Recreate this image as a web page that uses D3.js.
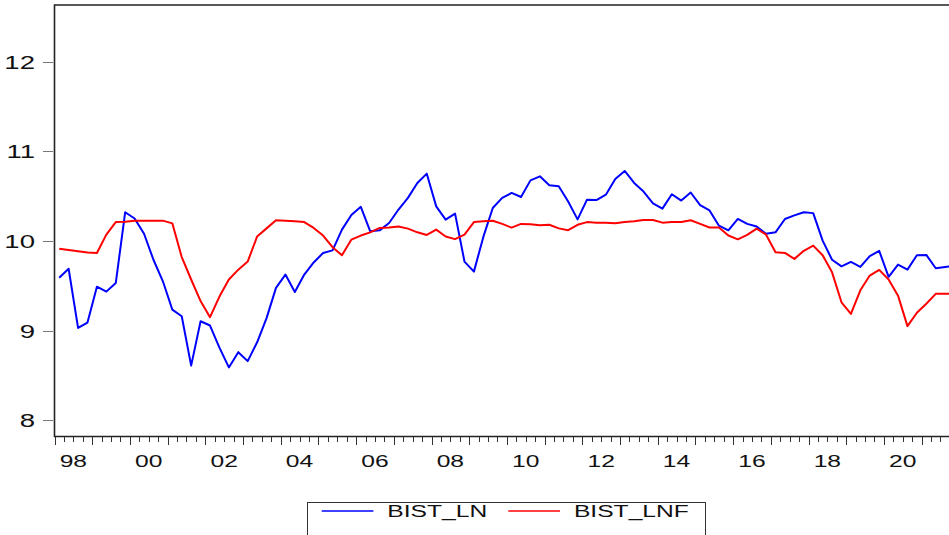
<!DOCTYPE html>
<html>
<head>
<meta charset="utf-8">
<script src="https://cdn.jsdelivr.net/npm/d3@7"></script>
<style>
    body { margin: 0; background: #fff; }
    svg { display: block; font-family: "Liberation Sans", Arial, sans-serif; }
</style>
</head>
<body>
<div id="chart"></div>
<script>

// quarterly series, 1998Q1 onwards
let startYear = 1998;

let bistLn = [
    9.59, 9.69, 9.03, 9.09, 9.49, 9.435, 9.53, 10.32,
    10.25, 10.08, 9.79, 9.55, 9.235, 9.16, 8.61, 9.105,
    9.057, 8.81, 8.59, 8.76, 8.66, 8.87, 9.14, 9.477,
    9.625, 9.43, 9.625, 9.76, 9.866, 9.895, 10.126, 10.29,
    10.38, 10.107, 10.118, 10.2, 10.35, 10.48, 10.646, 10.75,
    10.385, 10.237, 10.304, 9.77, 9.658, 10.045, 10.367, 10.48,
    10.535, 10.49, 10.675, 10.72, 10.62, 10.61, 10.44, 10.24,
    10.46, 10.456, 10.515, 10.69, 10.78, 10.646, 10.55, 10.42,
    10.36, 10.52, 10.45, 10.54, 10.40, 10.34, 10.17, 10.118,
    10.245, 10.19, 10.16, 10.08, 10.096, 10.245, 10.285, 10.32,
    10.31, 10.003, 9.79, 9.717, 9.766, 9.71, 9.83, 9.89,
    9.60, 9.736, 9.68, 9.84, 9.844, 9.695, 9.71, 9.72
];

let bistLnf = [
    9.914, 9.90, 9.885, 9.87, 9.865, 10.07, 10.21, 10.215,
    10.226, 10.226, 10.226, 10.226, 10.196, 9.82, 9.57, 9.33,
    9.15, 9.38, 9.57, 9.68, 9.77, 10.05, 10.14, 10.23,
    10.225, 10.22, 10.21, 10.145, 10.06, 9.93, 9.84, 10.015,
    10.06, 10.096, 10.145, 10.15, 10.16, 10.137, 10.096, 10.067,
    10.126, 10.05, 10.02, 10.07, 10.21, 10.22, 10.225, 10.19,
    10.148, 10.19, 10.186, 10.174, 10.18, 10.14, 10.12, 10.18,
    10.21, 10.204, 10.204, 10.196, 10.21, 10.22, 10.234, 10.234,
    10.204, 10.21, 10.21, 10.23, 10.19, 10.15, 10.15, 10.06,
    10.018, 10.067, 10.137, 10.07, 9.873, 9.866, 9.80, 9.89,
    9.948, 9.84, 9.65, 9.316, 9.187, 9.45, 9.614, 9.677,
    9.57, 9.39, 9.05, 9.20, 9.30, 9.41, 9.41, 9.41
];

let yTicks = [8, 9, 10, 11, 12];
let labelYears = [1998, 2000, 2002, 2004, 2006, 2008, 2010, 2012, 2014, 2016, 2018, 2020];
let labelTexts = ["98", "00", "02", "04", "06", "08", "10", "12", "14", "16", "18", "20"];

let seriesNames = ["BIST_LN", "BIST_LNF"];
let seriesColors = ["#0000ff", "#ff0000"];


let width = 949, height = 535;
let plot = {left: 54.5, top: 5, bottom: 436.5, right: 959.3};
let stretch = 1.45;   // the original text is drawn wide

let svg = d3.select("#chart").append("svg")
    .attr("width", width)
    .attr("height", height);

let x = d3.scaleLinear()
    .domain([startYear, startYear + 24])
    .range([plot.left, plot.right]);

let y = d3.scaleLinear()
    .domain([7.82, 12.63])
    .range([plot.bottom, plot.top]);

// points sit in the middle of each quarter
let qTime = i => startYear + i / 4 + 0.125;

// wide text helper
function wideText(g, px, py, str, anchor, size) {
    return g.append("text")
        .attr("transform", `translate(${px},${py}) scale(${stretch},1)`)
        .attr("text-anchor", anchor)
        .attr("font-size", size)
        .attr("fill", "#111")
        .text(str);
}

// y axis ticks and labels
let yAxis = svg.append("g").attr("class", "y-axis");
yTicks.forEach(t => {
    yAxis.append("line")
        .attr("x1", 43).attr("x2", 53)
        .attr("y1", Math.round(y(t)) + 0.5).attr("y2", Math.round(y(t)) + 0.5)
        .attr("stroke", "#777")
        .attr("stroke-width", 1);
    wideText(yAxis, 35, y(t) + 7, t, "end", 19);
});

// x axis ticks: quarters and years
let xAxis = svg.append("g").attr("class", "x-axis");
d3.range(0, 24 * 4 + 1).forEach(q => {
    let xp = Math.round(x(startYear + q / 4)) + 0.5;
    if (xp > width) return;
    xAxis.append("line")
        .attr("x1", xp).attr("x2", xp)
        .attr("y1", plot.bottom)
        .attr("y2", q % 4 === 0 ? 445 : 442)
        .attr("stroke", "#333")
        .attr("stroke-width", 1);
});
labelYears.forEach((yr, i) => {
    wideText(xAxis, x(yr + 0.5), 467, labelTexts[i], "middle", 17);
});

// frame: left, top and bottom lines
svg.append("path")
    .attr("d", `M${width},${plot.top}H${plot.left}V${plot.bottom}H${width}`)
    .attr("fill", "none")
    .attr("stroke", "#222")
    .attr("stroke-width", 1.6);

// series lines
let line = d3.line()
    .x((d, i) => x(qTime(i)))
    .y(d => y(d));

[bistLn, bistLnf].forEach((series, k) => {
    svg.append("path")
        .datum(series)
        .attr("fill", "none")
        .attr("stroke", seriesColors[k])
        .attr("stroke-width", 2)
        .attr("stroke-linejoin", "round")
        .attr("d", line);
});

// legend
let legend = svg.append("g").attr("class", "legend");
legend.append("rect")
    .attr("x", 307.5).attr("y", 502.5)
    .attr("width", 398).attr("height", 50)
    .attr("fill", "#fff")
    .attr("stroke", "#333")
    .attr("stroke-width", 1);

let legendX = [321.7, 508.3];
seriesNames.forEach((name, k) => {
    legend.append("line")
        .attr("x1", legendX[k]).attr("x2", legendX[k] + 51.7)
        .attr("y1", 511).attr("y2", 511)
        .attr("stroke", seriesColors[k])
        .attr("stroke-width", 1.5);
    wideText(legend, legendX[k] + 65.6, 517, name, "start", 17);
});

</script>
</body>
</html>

---+---

**THE REQUEST:** Every line from the top of the material above through the line with "let startYear = 1998;" should be duplicated exactly, please; leave out the pictures.

**FULL ANSWER:**
Recreate this image as a web page that uses D3.js.
<!DOCTYPE html>
<html>
<head>
<meta charset="utf-8">
<script src="https://cdn.jsdelivr.net/npm/d3@7"></script>
<style>
    body { margin: 0; background: #fff; }
    svg { display: block; font-family: "Liberation Sans", Arial, sans-serif; }
</style>
</head>
<body>
<div id="chart"></div>
<script>

// quarterly series, 1998Q1 onwards
let startYear = 1998;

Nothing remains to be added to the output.